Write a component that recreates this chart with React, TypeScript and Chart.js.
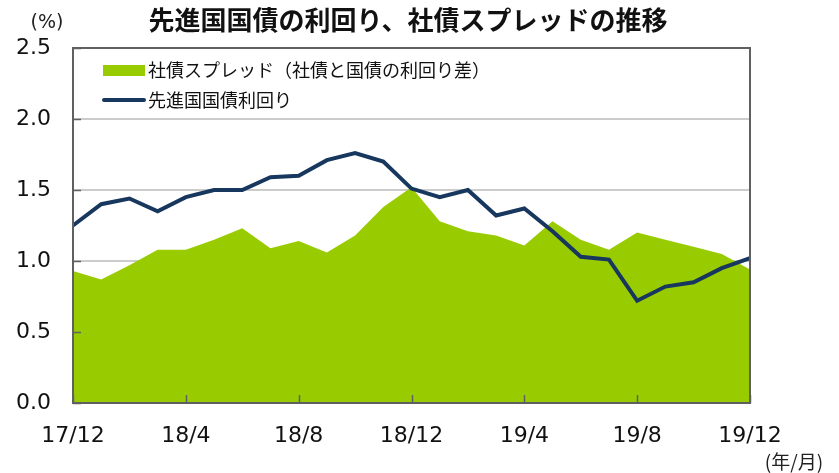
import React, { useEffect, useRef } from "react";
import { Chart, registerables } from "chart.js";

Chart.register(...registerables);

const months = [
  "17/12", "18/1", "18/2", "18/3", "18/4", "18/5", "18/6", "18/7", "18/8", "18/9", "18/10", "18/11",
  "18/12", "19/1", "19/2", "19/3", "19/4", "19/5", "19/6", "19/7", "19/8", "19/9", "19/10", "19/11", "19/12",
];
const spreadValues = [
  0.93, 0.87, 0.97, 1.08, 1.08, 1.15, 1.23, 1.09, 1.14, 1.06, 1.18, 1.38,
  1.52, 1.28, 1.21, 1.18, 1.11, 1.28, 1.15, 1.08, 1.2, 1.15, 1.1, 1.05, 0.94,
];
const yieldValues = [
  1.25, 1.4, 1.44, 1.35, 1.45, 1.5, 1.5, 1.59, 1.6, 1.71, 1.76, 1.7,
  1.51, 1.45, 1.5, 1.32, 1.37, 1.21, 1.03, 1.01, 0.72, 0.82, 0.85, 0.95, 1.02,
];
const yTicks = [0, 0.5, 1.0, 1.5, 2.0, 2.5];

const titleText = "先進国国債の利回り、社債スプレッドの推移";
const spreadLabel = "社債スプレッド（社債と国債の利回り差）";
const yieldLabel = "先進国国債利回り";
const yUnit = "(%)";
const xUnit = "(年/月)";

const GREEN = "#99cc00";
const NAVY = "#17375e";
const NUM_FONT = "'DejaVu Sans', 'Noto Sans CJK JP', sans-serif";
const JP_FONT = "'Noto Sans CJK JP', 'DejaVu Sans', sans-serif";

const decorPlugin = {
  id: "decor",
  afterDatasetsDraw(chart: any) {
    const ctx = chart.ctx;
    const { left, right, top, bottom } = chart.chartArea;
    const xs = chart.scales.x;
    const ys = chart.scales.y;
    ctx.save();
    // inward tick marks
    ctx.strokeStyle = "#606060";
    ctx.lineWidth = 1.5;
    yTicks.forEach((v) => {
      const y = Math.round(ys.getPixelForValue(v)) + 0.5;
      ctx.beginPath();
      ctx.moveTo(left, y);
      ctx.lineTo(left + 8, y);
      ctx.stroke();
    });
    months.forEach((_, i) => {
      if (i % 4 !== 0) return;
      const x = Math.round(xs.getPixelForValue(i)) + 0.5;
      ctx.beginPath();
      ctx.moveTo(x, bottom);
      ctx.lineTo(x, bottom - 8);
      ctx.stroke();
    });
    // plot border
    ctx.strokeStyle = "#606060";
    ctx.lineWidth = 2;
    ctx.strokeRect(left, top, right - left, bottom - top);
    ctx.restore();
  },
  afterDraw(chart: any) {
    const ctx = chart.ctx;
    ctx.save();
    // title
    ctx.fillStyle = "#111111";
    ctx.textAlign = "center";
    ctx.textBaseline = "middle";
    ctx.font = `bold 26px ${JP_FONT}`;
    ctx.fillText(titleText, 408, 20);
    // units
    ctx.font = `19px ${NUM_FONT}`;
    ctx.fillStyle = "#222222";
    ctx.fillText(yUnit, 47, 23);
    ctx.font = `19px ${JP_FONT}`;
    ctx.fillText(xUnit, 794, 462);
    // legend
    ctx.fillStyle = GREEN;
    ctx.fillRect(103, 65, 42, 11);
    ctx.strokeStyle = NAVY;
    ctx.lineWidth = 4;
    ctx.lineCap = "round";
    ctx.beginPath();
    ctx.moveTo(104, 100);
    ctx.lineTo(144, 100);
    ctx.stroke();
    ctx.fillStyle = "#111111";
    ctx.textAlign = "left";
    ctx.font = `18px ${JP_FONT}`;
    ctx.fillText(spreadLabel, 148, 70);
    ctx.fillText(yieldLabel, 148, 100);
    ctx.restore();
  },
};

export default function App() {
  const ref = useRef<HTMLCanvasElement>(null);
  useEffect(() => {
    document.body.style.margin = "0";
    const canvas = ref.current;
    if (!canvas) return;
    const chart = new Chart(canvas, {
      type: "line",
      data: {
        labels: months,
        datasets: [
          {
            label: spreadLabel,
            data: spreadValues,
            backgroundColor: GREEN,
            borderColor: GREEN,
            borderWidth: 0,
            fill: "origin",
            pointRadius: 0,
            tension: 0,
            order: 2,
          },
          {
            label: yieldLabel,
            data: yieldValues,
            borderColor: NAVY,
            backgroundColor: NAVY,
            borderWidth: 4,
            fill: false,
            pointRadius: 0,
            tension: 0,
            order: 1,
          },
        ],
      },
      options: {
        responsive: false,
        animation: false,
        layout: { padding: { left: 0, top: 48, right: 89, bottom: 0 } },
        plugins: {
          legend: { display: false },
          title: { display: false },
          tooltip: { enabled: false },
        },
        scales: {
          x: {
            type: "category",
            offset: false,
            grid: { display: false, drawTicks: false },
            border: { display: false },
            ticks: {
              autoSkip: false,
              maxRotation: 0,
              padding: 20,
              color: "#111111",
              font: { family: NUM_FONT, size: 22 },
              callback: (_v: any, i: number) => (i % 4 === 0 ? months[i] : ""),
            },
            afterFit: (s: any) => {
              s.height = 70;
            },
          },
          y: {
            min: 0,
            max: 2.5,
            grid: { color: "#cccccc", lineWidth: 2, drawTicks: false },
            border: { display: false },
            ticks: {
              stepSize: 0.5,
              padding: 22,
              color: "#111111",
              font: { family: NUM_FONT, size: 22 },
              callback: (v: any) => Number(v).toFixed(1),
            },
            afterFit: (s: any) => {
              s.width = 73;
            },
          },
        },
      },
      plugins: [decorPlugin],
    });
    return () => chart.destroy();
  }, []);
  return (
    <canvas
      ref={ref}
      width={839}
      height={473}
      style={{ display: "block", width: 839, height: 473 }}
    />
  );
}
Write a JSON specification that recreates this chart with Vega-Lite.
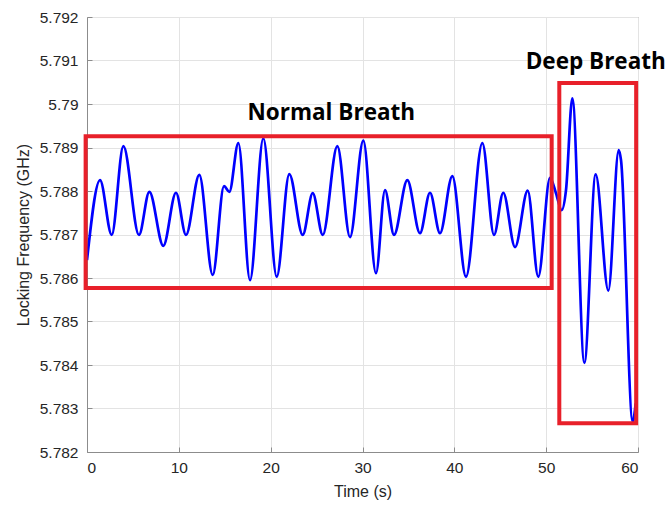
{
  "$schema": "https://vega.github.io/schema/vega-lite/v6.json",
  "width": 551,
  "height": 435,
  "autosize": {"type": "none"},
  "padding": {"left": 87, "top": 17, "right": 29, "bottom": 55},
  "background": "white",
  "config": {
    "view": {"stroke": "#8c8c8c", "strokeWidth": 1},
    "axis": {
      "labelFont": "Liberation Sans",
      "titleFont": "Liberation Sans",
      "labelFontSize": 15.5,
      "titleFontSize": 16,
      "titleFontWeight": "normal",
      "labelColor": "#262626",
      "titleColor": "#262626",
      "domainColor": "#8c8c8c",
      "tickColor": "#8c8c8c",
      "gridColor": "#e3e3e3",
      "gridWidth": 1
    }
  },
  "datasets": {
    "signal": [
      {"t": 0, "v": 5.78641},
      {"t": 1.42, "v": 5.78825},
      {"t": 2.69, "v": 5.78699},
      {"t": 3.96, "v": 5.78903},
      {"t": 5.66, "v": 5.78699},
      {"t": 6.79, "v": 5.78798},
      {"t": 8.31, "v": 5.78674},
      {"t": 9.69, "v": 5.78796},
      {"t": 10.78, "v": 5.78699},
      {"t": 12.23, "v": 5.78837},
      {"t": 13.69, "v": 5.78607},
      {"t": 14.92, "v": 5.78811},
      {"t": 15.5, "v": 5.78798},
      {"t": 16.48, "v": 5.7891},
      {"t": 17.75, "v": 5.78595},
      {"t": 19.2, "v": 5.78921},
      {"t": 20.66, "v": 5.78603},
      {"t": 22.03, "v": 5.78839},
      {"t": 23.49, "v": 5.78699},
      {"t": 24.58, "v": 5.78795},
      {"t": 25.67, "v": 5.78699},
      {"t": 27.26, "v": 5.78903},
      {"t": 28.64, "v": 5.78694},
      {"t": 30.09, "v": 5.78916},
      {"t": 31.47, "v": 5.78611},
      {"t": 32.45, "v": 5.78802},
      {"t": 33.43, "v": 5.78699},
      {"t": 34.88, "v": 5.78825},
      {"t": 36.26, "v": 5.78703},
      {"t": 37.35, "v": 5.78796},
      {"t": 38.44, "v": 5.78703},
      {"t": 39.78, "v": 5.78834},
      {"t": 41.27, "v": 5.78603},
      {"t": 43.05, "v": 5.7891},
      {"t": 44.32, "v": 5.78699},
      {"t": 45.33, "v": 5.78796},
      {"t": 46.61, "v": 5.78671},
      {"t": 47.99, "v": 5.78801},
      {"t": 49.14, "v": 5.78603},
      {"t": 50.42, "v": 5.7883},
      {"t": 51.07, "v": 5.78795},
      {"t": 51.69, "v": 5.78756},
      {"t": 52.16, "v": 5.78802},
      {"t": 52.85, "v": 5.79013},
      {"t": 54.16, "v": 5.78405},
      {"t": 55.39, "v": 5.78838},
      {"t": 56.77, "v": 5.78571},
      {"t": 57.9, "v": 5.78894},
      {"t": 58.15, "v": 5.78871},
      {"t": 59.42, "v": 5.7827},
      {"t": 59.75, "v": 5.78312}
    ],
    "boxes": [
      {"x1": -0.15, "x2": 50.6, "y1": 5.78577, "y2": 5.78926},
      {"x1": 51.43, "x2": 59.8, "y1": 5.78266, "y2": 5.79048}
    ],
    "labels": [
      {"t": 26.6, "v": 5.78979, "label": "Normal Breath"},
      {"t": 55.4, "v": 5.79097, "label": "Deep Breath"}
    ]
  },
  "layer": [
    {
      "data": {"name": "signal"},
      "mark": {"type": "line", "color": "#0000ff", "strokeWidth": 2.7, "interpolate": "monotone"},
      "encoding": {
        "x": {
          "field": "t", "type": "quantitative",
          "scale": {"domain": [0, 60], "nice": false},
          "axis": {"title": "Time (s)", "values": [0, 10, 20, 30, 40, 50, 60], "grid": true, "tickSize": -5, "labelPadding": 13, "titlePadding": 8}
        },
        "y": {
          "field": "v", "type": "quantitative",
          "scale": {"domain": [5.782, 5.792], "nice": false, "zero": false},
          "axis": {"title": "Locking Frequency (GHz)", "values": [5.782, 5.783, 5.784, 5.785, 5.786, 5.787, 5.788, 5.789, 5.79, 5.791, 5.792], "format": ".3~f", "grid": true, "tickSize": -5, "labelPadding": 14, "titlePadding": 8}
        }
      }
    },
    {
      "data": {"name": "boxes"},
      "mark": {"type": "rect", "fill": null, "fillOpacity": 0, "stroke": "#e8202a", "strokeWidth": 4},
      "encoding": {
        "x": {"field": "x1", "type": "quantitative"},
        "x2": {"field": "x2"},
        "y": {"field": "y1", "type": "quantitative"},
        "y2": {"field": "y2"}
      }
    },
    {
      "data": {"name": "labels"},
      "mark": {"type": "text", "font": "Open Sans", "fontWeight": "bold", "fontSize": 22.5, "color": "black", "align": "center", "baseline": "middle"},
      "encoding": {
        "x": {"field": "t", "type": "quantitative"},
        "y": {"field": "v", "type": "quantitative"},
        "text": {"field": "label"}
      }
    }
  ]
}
****
#### [To do]
Return only the lines running from the start of the entries above to the line that contains "Chart.register(...registerables);", inclusive, and omit every picture.

#### [Solution for this exercise]
Write a component that recreates this chart with React, TypeScript and Chart.js.
import React, { useEffect, useRef } from "react";
import { Chart, registerables } from "chart.js";

Chart.register(...registerables);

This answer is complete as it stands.